Exactly retype the lines from the top of the data through the line containing "sys.setrecursionlimit(10000)", leaving out every picture.

::: Data extract :::

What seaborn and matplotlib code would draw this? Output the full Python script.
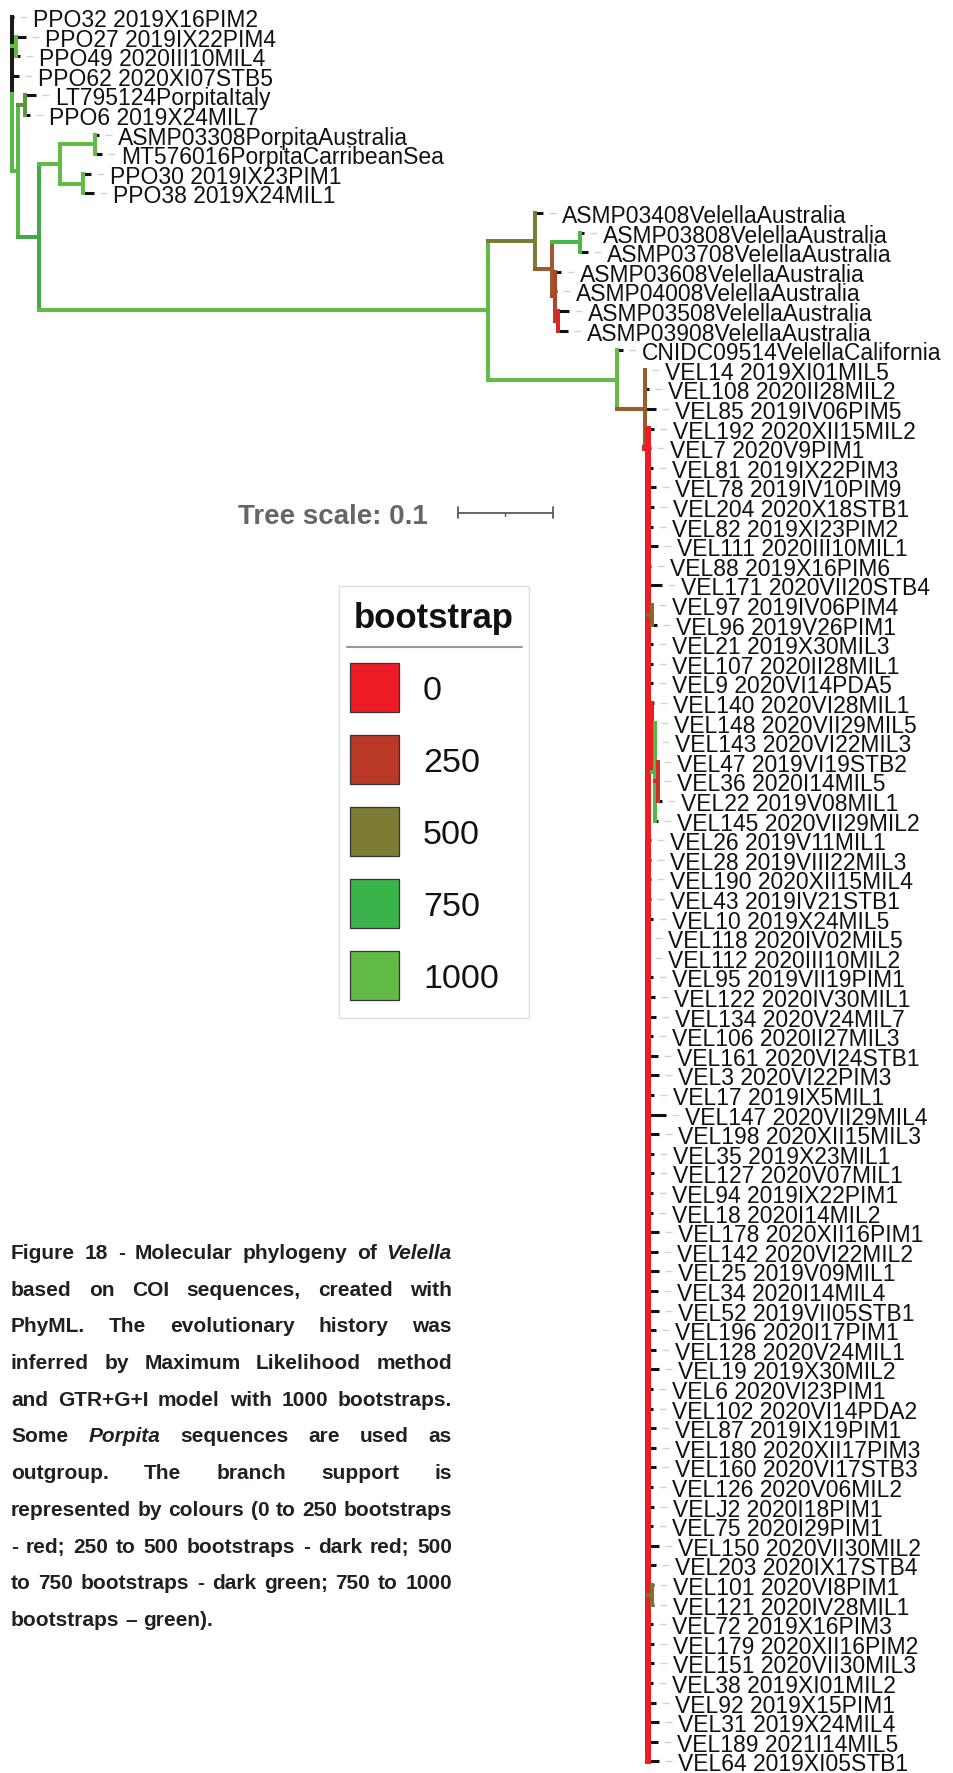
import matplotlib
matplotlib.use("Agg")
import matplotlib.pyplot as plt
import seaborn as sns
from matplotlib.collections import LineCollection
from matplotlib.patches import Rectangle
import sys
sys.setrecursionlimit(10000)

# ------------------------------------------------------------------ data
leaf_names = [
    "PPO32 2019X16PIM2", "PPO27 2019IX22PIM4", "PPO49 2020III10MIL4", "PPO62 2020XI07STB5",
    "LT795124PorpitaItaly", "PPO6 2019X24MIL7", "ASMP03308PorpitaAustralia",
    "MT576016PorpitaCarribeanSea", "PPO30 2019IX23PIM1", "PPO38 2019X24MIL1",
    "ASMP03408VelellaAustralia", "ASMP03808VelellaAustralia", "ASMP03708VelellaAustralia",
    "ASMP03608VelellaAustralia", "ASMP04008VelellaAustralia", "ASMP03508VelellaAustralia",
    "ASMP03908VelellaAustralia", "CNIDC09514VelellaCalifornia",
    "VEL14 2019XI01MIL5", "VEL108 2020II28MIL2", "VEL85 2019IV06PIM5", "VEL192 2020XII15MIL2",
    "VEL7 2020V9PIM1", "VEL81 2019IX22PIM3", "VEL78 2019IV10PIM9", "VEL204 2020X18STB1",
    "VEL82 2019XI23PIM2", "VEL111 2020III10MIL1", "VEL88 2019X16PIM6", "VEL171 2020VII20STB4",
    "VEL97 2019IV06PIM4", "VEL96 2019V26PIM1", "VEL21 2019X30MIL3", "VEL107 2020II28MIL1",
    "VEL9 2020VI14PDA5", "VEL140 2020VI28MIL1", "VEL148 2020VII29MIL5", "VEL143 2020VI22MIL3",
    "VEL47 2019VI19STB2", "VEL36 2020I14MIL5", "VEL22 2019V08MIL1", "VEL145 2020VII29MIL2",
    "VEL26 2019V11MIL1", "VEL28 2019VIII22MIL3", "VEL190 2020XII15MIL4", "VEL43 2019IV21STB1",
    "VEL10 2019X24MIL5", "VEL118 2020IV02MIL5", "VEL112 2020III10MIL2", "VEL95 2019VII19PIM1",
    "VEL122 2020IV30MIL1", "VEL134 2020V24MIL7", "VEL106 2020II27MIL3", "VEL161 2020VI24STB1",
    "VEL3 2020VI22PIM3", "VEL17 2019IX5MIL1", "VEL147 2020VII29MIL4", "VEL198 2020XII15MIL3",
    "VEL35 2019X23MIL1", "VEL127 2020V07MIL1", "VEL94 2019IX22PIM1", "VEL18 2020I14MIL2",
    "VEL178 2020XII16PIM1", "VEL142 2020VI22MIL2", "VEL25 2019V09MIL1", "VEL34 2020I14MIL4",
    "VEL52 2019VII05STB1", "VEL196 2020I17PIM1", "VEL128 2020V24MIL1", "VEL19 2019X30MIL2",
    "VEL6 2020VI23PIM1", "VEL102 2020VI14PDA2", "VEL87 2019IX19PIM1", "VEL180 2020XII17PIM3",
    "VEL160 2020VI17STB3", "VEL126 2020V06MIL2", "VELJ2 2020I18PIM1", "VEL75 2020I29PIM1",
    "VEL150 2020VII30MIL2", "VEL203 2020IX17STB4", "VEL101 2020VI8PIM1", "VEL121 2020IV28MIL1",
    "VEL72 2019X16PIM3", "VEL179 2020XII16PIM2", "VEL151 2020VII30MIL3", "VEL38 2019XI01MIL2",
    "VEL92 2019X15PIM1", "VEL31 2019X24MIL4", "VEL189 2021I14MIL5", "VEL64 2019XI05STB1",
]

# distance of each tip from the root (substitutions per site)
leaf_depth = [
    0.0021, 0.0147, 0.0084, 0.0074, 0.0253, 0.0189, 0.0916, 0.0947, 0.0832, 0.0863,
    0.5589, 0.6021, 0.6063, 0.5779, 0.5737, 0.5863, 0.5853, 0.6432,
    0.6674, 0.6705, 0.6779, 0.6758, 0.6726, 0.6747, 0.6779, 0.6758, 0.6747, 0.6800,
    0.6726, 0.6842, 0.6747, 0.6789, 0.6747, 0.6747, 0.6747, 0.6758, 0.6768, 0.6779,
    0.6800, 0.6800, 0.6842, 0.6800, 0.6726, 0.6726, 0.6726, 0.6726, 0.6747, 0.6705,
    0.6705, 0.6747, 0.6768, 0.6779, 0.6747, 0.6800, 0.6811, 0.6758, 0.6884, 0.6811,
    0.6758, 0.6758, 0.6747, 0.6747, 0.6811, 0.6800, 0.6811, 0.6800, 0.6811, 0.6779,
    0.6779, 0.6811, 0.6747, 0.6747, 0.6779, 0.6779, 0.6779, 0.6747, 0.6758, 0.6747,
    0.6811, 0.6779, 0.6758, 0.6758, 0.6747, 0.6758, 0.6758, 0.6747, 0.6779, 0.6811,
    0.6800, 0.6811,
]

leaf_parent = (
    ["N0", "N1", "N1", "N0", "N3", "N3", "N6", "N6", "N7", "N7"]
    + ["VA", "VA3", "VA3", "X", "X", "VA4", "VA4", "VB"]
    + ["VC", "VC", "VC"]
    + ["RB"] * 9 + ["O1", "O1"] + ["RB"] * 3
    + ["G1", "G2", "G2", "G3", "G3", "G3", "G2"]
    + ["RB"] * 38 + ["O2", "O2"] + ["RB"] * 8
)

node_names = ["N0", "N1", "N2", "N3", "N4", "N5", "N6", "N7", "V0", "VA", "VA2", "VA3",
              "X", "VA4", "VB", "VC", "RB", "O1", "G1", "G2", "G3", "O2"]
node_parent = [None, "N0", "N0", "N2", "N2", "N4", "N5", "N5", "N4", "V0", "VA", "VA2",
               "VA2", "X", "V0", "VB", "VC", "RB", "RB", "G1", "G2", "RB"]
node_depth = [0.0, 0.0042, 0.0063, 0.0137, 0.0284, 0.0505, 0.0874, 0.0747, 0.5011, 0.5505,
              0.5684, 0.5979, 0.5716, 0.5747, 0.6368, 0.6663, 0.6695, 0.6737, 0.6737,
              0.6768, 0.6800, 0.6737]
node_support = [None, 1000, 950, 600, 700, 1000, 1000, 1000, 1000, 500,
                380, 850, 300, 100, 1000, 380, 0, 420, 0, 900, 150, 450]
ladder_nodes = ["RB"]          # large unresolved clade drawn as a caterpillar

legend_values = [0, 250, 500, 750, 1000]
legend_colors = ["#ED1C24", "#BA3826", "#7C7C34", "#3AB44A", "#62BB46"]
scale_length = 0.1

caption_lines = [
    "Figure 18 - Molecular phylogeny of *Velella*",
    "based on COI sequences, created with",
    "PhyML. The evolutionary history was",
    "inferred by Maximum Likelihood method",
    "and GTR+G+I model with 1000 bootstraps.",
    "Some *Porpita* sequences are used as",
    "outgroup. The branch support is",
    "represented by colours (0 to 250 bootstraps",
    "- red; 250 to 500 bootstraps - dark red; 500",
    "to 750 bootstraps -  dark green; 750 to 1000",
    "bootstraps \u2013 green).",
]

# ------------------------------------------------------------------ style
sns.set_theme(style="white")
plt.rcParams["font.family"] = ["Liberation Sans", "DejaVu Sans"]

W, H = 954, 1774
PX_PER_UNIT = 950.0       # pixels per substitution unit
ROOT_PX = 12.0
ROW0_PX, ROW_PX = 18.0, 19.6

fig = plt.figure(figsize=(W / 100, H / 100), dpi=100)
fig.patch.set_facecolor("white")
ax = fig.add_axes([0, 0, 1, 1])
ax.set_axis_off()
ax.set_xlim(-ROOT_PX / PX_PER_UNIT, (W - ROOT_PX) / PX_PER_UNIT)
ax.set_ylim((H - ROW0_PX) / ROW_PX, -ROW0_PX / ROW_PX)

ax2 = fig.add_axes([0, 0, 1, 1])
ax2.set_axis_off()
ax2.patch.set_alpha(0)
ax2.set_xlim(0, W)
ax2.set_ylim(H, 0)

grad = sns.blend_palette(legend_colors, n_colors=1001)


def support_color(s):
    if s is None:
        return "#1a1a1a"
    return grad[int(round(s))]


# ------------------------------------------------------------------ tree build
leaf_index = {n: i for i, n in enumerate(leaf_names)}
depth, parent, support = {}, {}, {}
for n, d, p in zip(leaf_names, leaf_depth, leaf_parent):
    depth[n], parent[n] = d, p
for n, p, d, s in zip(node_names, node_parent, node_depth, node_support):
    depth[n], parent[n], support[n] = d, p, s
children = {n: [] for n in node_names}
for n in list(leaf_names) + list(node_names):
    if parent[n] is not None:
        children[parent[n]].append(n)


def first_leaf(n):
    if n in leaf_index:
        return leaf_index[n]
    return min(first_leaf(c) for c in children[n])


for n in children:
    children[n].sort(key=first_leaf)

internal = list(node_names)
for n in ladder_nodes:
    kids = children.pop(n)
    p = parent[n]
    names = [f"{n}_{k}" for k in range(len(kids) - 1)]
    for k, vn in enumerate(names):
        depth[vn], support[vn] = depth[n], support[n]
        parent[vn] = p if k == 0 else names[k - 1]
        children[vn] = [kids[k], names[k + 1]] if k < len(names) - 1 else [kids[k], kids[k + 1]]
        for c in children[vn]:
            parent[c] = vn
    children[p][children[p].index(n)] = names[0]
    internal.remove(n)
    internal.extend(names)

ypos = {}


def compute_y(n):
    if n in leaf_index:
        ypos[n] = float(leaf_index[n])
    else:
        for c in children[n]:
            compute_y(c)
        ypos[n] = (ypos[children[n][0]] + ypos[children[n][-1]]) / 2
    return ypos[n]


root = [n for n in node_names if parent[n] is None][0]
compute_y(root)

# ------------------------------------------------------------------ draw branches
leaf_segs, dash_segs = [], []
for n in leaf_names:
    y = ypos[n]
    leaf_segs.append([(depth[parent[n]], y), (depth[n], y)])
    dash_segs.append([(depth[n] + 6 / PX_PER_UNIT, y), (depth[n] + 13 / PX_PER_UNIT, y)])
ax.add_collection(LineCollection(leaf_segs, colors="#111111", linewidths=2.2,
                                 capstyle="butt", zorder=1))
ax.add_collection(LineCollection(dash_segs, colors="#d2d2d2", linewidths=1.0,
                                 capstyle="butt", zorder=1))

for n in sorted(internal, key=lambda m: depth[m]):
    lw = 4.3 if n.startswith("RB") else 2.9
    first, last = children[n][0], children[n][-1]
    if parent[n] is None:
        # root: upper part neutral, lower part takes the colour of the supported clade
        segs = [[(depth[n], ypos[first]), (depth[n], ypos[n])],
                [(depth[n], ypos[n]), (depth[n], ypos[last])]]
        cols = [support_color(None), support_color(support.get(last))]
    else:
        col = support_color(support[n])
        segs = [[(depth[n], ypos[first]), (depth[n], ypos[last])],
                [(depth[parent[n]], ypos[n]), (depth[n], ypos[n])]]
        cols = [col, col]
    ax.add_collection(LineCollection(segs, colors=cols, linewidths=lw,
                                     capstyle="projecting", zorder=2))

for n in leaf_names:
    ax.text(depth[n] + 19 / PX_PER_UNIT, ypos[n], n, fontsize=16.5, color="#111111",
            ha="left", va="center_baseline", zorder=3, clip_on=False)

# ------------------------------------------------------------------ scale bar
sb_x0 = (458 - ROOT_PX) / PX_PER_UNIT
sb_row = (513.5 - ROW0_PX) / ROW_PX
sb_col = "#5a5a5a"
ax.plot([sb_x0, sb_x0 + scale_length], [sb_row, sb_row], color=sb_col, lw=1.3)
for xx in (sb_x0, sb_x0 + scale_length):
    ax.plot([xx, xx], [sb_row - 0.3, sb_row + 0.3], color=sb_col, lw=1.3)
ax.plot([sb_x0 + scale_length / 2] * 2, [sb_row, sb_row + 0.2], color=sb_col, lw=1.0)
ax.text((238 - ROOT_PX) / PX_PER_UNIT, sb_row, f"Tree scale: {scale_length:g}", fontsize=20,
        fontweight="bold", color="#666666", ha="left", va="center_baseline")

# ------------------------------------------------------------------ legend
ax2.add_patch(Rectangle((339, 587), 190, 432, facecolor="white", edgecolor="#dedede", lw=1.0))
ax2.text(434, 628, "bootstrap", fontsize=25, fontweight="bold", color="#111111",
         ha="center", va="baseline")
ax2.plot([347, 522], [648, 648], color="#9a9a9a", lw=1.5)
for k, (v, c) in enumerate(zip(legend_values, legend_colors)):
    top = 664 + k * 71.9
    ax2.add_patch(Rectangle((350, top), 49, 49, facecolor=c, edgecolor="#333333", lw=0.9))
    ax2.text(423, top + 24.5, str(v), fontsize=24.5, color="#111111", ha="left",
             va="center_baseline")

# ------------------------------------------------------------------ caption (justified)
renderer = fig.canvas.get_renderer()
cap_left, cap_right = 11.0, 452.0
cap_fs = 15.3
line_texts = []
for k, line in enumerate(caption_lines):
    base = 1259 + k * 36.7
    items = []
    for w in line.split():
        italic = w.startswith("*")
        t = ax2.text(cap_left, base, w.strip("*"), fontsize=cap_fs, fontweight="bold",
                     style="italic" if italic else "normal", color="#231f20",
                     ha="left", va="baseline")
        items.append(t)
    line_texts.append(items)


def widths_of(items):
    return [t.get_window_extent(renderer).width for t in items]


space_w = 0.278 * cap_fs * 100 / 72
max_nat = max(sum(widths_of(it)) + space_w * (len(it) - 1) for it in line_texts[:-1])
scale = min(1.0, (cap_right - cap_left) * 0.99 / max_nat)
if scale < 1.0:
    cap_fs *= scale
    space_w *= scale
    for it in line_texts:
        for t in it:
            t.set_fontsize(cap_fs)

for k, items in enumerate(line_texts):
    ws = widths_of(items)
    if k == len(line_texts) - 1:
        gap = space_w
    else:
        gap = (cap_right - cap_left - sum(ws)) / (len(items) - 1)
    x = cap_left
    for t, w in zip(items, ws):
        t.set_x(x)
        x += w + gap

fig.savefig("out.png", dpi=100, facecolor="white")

:::

Solution to this problem =
What seaborn and matplotlib code would draw this? Output the full Python script.
import matplotlib
matplotlib.use("Agg")
import matplotlib.pyplot as plt
import seaborn as sns
from matplotlib.collections import LineCollection
from matplotlib.patches import Rectangle
import sys
sys.setrecursionlimit(10000)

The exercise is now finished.